I have been a wife of a firefighter for over thirteen years. I adore my husband. He is my best friend and my favorite person to hang out with. Not only do I have a husband who is a firefighter I also have a father-in-law who is a firefighter. He is supposed to be retired and is, but many of them never really retire. He still dabbles as a firefighter/paramedic at his small town fire department. I love my father-in-law. He has become my father. I am not close at all with my biological parents, so losing my father-in-law would be heart breaking.
The duty schedule that firefighters have to keep, unfortunately also keeps them away from home more than the average working adult. Sometimes they are just not able to communicate with their families as well as they (or we) might prefer. Over the years I have heard the worries and concerns of wives for their husband or fiancé working in a high stress, dangerous job. I get it. It can be very scary. Being a wife of a first responder is not easy. We know the reality that life can be short and everyday counts.
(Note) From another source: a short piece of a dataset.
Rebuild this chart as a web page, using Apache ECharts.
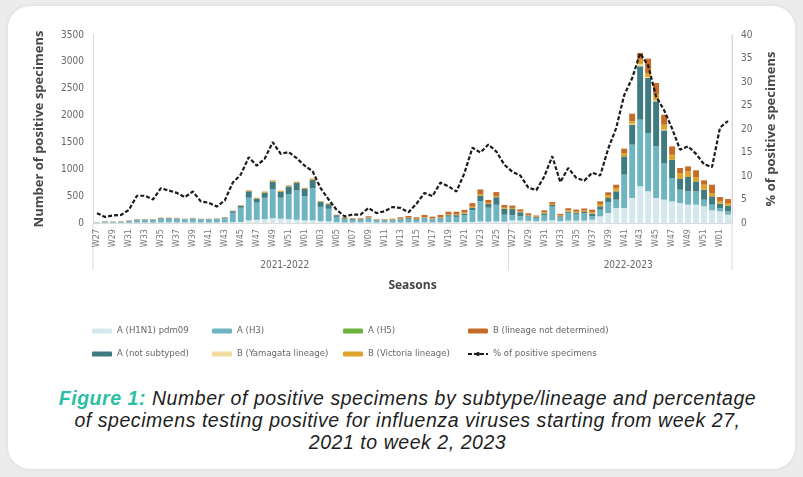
<!DOCTYPE html>
<html>
<head>
<meta charset="utf-8">
<script src="https://cdn.jsdelivr.net/npm/echarts@6/dist/echarts.min.js"></script>
<style>
  html, body { margin: 0; padding: 0; background: #ececec; }
  #card { position: absolute; left: 8px; top: 6px; width: 787px; height: 463px; background: #fff; border-radius: 22px; box-shadow: 0 0 4px rgba(0,0,0,0.08); }
  #chart { position: absolute; left: 0; top: 0; width: 803px; height: 380px; }
  #caption { position: absolute; left: 6px; top: 387px; width: 803px; text-align: center; font-family: 'Liberation Sans', Arial, sans-serif; font-style: italic; font-size: 19.5px; letter-spacing: 0.55px; line-height: 22px; color: #1e1e1e; }
  #caption b { color: #2cbfa2; }
</style>
</head>
<body>
<div id="card"></div>
<div id="chart"></div>
<div id="caption"><b>Figure 1:</b> Number of positive specimens by subtype/lineage and percentage<br>of specimens testing positive for influenza viruses starting from week 27,<br>2021 to week 2, 2023</div>
<script>
const weeks = [
    'W27','W28','W29','W30','W31','W32','W33','W34','W35','W36','W37','W38','W39','W40','W41','W42','W43','W44','W45','W46','W47','W48','W49','W50','W51','W52',
    'W01','W02','W03','W04','W05','W06','W07','W08','W09','W10','W11','W12','W13','W14','W15','W16','W17','W18','W19','W20','W21','W22','W23','W24','W25','W26',
    'W27','W28','W29','W30','W31','W32','W33','W34','W35','W36','W37','W38','W39','W40','W41','W42','W43','W44','W45','W46','W47','W48','W49','W50','W51','W52',
    'W01','W02'
];
const seasons = ['2021-2022', '2022-2023'];

const h1n1 = [
    5, 5, 5, 5, 5, 8, 8, 8, 10, 10, 10, 10, 10, 8, 8, 10, 10, 15, 20, 50, 60, 70, 90, 80, 70, 60,
    50, 50, 35, 30, 15, 10, 10, 10, 15, 8, 8, 8, 10, 10, 10, 12, 10, 12, 15, 15, 15, 20, 30, 25, 30, 25,
    50, 45, 40, 35, 40, 50, 35, 45, 45, 45, 62, 124, 186, 279, 279, 466, 683, 590, 466, 434, 403, 372, 341, 341, 310, 236,
    217, 155
];
const h3 = [
    5, 20, 18, 20, 35, 55, 55, 55, 75, 75, 70, 58, 70, 60, 60, 62, 82, 175, 265, 420, 320, 400, 540, 390, 470, 550,
    450, 600, 265, 235, 100, 65, 50, 50, 70, 40, 40, 42, 55, 65, 50, 75, 58, 72, 105, 100, 130, 220, 380, 260, 310, 130,
    100, 85, 80, 60, 110, 255, 70, 145, 125, 135, 62, 124, 198, 155, 621, 993, 1241, 1086, 962, 683, 434, 248, 248, 248, 124, 105,
    62, 62
];
const h5 = new Array(80).fill(0);
const notSubtyped = [
    2, 3, 2, 3, 3, 5, 5, 5, 8, 8, 8, 6, 8, 6, 6, 7, 10, 30, 35, 120, 75, 95, 140, 110, 140, 140,
    135, 155, 90, 85, 30, 15, 15, 12, 15, 10, 8, 10, 12, 15, 12, 15, 12, 18, 25, 30, 30, 40, 100, 70, 140, 110,
    110, 70, 20, 15, 30, 30, 20, 20, 20, 25, 50, 62, 81, 155, 341, 372, 993, 1024, 838, 608, 341, 199, 267, 186, 186, 155,
    81, 105
];
const yamagata = [
    3, 0, 0, 0, 0, 0, 0, 0, 0, 0, 0, 0, 0, 0, 0, 0, 0, 0, 0, 0, 0, 0, 0, 0, 0, 0,
    0, 0, 0, 0, 0, 0, 0, 0, 0, 0, 0, 0, 0, 0, 0, 0, 0, 0, 0, 0, 0, 0, 0, 0, 0, 0,
    0, 0, 0, 0, 0, 0, 0, 0, 0, 0, 0, 0, 0, 0, 0, 15, 40, 20, 20, 15, 0, 0, 0, 0, 0, 0,
    0, 0
];
const victoria = [
    5, 5, 4, 5, 5, 5, 5, 5, 5, 5, 5, 4, 5, 4, 4, 4, 6, 8, 8, 15, 12, 15, 20, 15, 15, 15,
    15, 20, 10, 10, 5, 5, 3, 4, 5, 3, 4, 5, 6, 8, 8, 10, 8, 10, 15, 15, 20, 25, 30, 20, 25, 20,
    20, 15, 10, 10, 20, 20, 15, 25, 20, 25, 25, 43, 50, 62, 62, 47, 85, 73, 104, 90, 93, 112, 105, 81, 93, 62,
    43, 50
];
const bUndetermined = [
    0, 2, 1, 2, 2, 2, 2, 2, 2, 2, 2, 2, 2, 2, 2, 2, 2, 2, 2, 5, 3, 5, 5, 5, 5, 5,
    5, 5, 5, 5, 5, 11, 10, 12, 20, 9, 10, 15, 23, 32, 26, 38, 30, 38, 50, 50, 50, 65, 85, 55, 70, 50,
    45, 40, 30, 20, 35, 35, 30, 40, 40, 40, 50, 50, 56, 62, 81, 143, 124, 267, 217, 186, 155, 93, 93, 124, 81, 155,
    81, 74
];
const pctPositive = [
    2.1, 1.3, 1.6, 1.7, 2.8, 5.8, 5.8, 5.0, 7.4, 6.9, 6.4, 5.5, 6.7, 4.6, 4.3, 3.5, 4.8, 8.6, 10.3, 14.0, 12.2, 13.7, 17.2, 14.7, 15.1, 13.8,
    12.2, 11.0, 7.4, 5.0, 2.8, 1.4, 1.8, 1.8, 3.2, 2.1, 2.5, 3.4, 3.2, 2.3, 4.1, 6.4, 5.7, 8.6, 7.8, 6.7, 10.6, 16.0, 15.0, 16.7, 15.2, 12.4,
    10.9, 10.1, 7.5, 7.0, 9.9, 14.2, 8.7, 11.7, 9.6, 9.0, 10.7, 10.1, 15.8, 20.2, 27.2, 30.8, 36.1, 33.5, 26.9, 24.0, 20.1, 15.6, 16.3, 14.7, 12.5, 11.9,
    20.3, 21.7
];

const narrow = "'Liberation Sans Narrow', 'DejaVu Sans Condensed', 'Roboto', sans-serif";
const gridLeft = 93, gridRight = 71, gridTop = 35, gridBottom = 157;

const chart = echarts.init(document.getElementById('chart'));

function bar(name, data, color) {
    return {
        name: name,
        type: 'bar',
        stack: 'total',
        data: data,
        barWidth: '74%',
        itemStyle: { color: color },
        emphasis: { disabled: true }
    };
}

const legendText = { color: '#666', fontSize: 9.5, fontFamily: narrow, lineHeight: 12 };
function legendCol(left, names) {
    return {
        orient: 'vertical',
        left: left,
        top: 320,
        itemGap: 11,
        itemWidth: 20,
        itemHeight: 5,
        data: names,
        textStyle: legendText
    };
}

const option = {
    animation: false,
    grid: { left: gridLeft, right: gridRight, top: gridTop, bottom: gridBottom },
    legend: [
        legendCol(87, ['A (H1N1) pdm09', 'A (not subtyped)']),
        legendCol(207, ['A (H3)', 'B (Yamagata lineage)']),
        legendCol(338, ['A (H5)', 'B (Victoria lineage)']),
        legendCol(462, ['B (lineage not determined)', '% of positive specimens'])
    ],
    xAxis: {
        type: 'category',
        data: weeks,
        axisLine: { lineStyle: { color: '#dcdcdc' } },
        axisTick: { show: false },
        axisLabel: { interval: 1, rotate: 90, fontSize: 9, color: '#777', margin: 6, fontFamily: narrow },
        name: 'Seasons',
        nameLocation: 'middle',
        nameGap: 57,
        nameTextStyle: { fontSize: 12, fontWeight: 'bold', color: '#444', fontFamily: "'Open Sans', sans-serif" }
    },
    yAxis: [
        {
            type: 'value',
            min: 0,
            max: 3500,
            interval: 500,
            splitLine: { show: false },
            axisLine: { show: true, lineStyle: { color: '#d8d8d8' } },
            axisTick: { show: false },
            axisLabel: { fontSize: 10, color: '#666', margin: 9, fontFamily: narrow, formatter: (v) => String(v) },
            name: 'Number of positive specimens',
            nameLocation: 'middle',
            nameGap: 47,
            nameTextStyle: { fontSize: 13, fontWeight: 'bold', color: '#4a4a4a', fontFamily: "'Open Sans', sans-serif" }
        },
        {
            type: 'value',
            min: 0,
            max: 40,
            interval: 5,
            splitLine: { show: false },
            axisLine: { show: true, lineStyle: { color: '#d8d8d8' } },
            axisTick: { show: false },
            axisLabel: { fontSize: 10, color: '#666', margin: 9, fontFamily: narrow },
            name: '% of positive specimens',
            nameLocation: 'middle',
            nameGap: 33,
            nameTextStyle: { fontSize: 13, fontWeight: 'bold', color: '#4a4a4a', fontFamily: "'Open Sans', sans-serif" }
        }
    ],
    series: [
        bar('A (H1N1) pdm09', h1n1, '#d5e8ee'),
        bar('A (H3)', h3, '#6fb4c3'),
        bar('A (not subtyped)', notSubtyped, '#3f7b80'),
        bar('A (H5)', h5, '#6cb23c'),
        bar('B (Yamagata lineage)', yamagata, '#f1dd9f'),
        bar('B (Victoria lineage)', victoria, '#dfa22a'),
        bar('B (lineage not determined)', bUndetermined, '#c46c28'),
        {
            name: '% of positive specimens',
            type: 'line',
            yAxisIndex: 1,
            data: pctPositive,
            symbol: 'none',
            lineStyle: { color: '#1c1c1c', width: 2.2, type: [4, 2] },
            itemStyle: { color: '#1c1c1c' },
            z: 5
        }
    ]
};

chart.setOption(option);

// separators and season labels below the axis
const x0 = chart.convertToPixel({ xAxisIndex: 0 }, 0);
const xStep = chart.convertToPixel({ xAxisIndex: 0 }, 1) - x0;
const yZero = chart.convertToPixel({ yAxisIndex: 0 }, 0);
const yTop = chart.convertToPixel({ yAxisIndex: 0 }, 3500);
const xLeft = x0 - xStep / 2;
const xRight = chart.convertToPixel({ xAxisIndex: 0 }, weeks.length - 1) + xStep / 2;
const xSplit = (chart.convertToPixel({ xAxisIndex: 0 }, 51) + chart.convertToPixel({ xAxisIndex: 0 }, 52)) / 2;
const yLow = yZero + 47;
const lineStyle = { stroke: '#d8d8d8', lineWidth: 1 };

chart.setOption({
    graphic: [
        { type: 'line', shape: { x1: xLeft, y1: yZero, x2: xLeft, y2: yLow }, style: lineStyle, silent: true },
        { type: 'line', shape: { x1: xSplit, y1: yZero, x2: xSplit, y2: yLow }, style: lineStyle, silent: true },
        { type: 'line', shape: { x1: xRight, y1: yTop, x2: xRight, y2: yLow }, style: lineStyle, silent: true },
        {
            type: 'text',
            x: chart.convertToPixel({ xAxisIndex: 0 }, 23) + xStep / 2,
            y: yZero + 42,
            style: { text: seasons[0], fontSize: 10, fill: '#666', fontFamily: narrow, align: 'center', verticalAlign: 'middle' },
            silent: true
        },
        {
            type: 'text',
            x: chart.convertToPixel({ xAxisIndex: 0 }, 66) + xStep / 2,
            y: yZero + 42,
            style: { text: seasons[1], fontSize: 10, fill: '#666', fontFamily: narrow, align: 'center', verticalAlign: 'middle' },
            silent: true
        }
    ]
});
</script>
</body>
</html>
The thing is I have had the call early in our marriage that my husband has been hurt in the line of duty. What happened was a civilian “did not see” all of the cars pulled over to the side of the road (a long line of cars). He also claims that he did not hear the sirens. Seriously?!! When the medic was carefully pulling out of the station the car hit them. My husband ended up getting hit in the head and the guys (the other firefighters) took him to the hospital to get checked out. He was alright just a little beat up with a headache. During this time, his relatives who have been a firefighter family for years were so supportive. It was amazing how his only sister, his only brother and his firefighter father all called me individually to check to make sure I was alright. My husband laughs and jokes about how they didn’t call him that quickly. They knew he was being taken care of and in good hands. It was me who was going to need looked after with love and compassion.
Being a wife of a first responder is not easy.
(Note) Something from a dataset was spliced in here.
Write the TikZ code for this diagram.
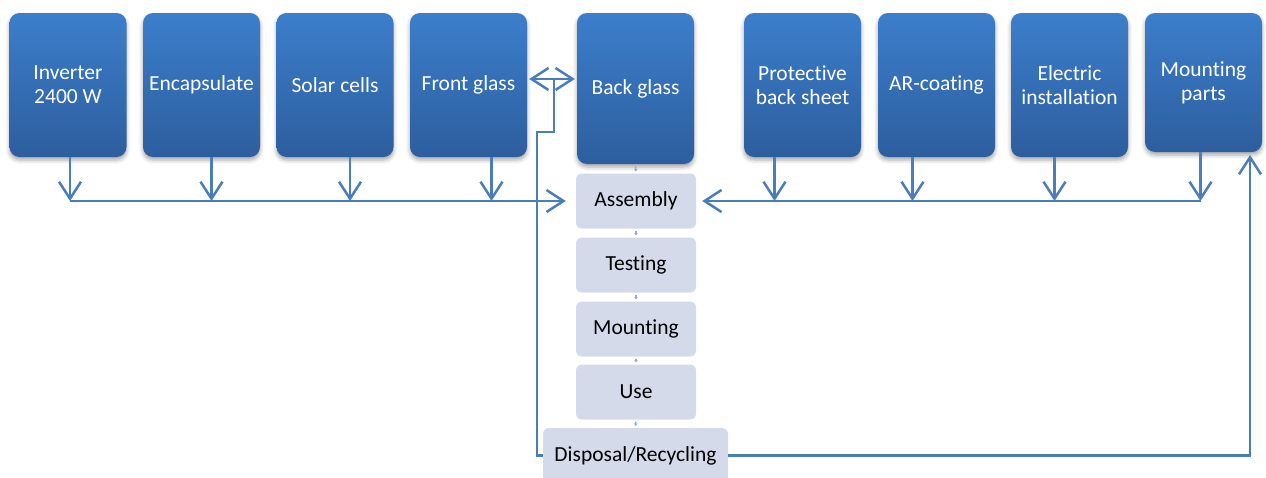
\documentclass[tikz,border=0pt]{standalone}
\usepackage{fontspec}
\setmainfont{Carlito}[Ligatures=NoCommon]
\usetikzlibrary{arrows.meta,shadows.blur,calc}

\definecolor{boxtop}{RGB}{60,126,203}
\definecolor{boxbottom}{RGB}{45,94,158}
\definecolor{stepfill}{RGB}{212,218,234}
\definecolor{flow}{RGB}{74,126,187}
\definecolor{tick}{RGB}{150,170,210}

\tikzset{
  srcbox/.style={rounded corners=10pt, minimum width=117pt, minimum height=144pt,
    top color=boxtop, bottom color=boxbottom, draw=none, text=white,
    align=center, font=\fontsize{21.5}{24}\selectfont, inner sep=2pt,
    blur shadow={shadow xshift=0pt, shadow yshift=-3pt, shadow blur radius=4pt, shadow opacity=35}},
  stagebox/.style={rounded corners=6pt, minimum width=120pt, minimum height=55pt,
    fill=stepfill, draw=none, text=black, align=center,
    font=\fontsize{21.5}{24}\selectfont},
  flowline/.style={draw=flow, line width=2.5pt},
  barb/.style={-{Straight Barb[length=17pt,width=22pt]}},
  barbs/.style={{Straight Barb[length=17pt,width=22pt]}-{Straight Barb[length=17pt,width=22pt]}},
  link/.style={draw=tick, line width=1.4pt, -{Stealth[length=2.5pt,width=4pt]}, shorten <=2pt, shorten >=2pt}
}

\begin{document}
\begin{tikzpicture}[x=1pt, y=-1pt]
\useasboundingbox (0,0) rectangle (1266,477);

% input materials and components
\node[srcbox] (inv)    at (68,85)     {Inverter\\2400 W};
\node[srcbox] (enc)    at (201.5,85)  {Encapsulate};
\node[srcbox] (cells)  at (335,85)    {Solar cells};
\node[srcbox] (fglass) at (468.5,85)  {Front glass};
\node[srcbox, minimum height=151pt] (bglass) at (635.5,88.5) {Back glass};
\node[srcbox] (sheet)  at (802.5,85)  {Protective\\back sheet};
\node[srcbox] (arc)    at (936.5,85)  {AR-coating};
\node[srcbox] (elec)   at (1069.5,85) {Electric\\installation};
\node[srcbox, minimum height=139pt] (mparts) at (1203.5,82.5) {Mounting\\parts};

% life-cycle stages
\node[stagebox] (asm)   at (636,201)   {Assembly};
\node[stagebox] (test)  at (636,265)   {Testing};
\node[stagebox] (mount) at (636,329)   {Mounting};
\node[stagebox] (use)   at (636,392)   {Use};
\node[stagebox, minimum width=185pt] (disp) at (635.5,455.5) {Disposal/Recycling};

% small links down the stage column
\draw[link] (bglass.south) -- (asm.north);
\draw[link] (asm.south) -- (test.north);
\draw[link] (test.south) -- (mount.north);
\draw[link] (mount.south) -- (use.north);
\draw[link] (use.south) -- (disp.north);

% feeders from the left
\draw[flowline, barb] ([xshift=2pt]inv.south)     -- ([xshift=2pt]inv.south |- asm.west);
\draw[flowline, barb] ([xshift=10pt]enc.south)    -- ([xshift=10pt]enc.south |- asm.west);
\draw[flowline, barb] ([xshift=15pt]cells.south)  -- ([xshift=15pt]cells.south |- asm.west);
\draw[flowline, barb] ([xshift=23pt]fglass.south) -- ([xshift=23pt]fglass.south |- asm.west);
\draw[flowline, barb, shorten >=10pt] ([xshift=2pt]inv.south |- asm.west) -- (asm.west);

% feeders from the right
\draw[flowline, barb] ([xshift=-28pt]sheet.south) -- ([xshift=-28pt]sheet.south |- asm.east);
\draw[flowline, barb] ([xshift=-24pt]arc.south)   -- ([xshift=-24pt]arc.south |- asm.east);
\draw[flowline, barb] ([xshift=-15pt]elec.south)  -- ([xshift=-15pt]elec.south |- asm.east);
\draw[flowline, barb] ([xshift=-3pt]mparts.south) -- ([xshift=-3pt]mparts.south |- asm.east);
\draw[flowline, barb, shorten >=6pt] ([xshift=-3pt]mparts.south |- asm.east) -- (asm.east);

% recycling loop back to the glass
\coordinate (gl)  at (554,79);
\coordinate (fb1) at (537,132);
\draw[flowline, barbs, shorten <=2pt, shorten >=2pt] (fglass.east |- gl) -- (bglass.west |- gl);
\draw[flowline] (disp.west) -| (fb1) -| (gl);

% recycling loop back to the mounting parts
\coordinate (rf) at (1250,155);
\draw[flowline, barb] (disp.east) -| (rf);
\end{tikzpicture}
\end{document}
We know the reality that life can be short and everyday counts.
In my life I have seen people I care about who have died in situations that did not make sense to me. I have been to the funeral for my cousin who died his senior year in high school. I have known people who have worked in civilian jobs who have died in their early twenties. I have also watched my mother-in-law die several years ago after struggling with Alzheimer’s disease for nine years. My father-in-law (again, who is a firefighter) took care of her and did not leave her side until the moment she took her last breath. There are no guarantees for anyone.
I am a natural thinker and I am very analytical. That is what makes me good at being a health coach. However, when it comes to being a wife of a firefighter it can be challenging. I have learned over the years to shut off the worry. It is not easy and it does take practice. I do not do this because I don’t care, just the opposite. I tend to care too much. That is why I have worked at this way of coping. In this article I am including three tips that I would like to share with you today.
I don’t have all of the answers. What I do know is that being a firefighter is more than a career for many of them, it is a lifestyle. It is not only a lifestyle for our husbands, but also for us. Whether you are a long time firefighter wife, a newbie or soon to be married to a firefighter there is one thing to remember… you are family!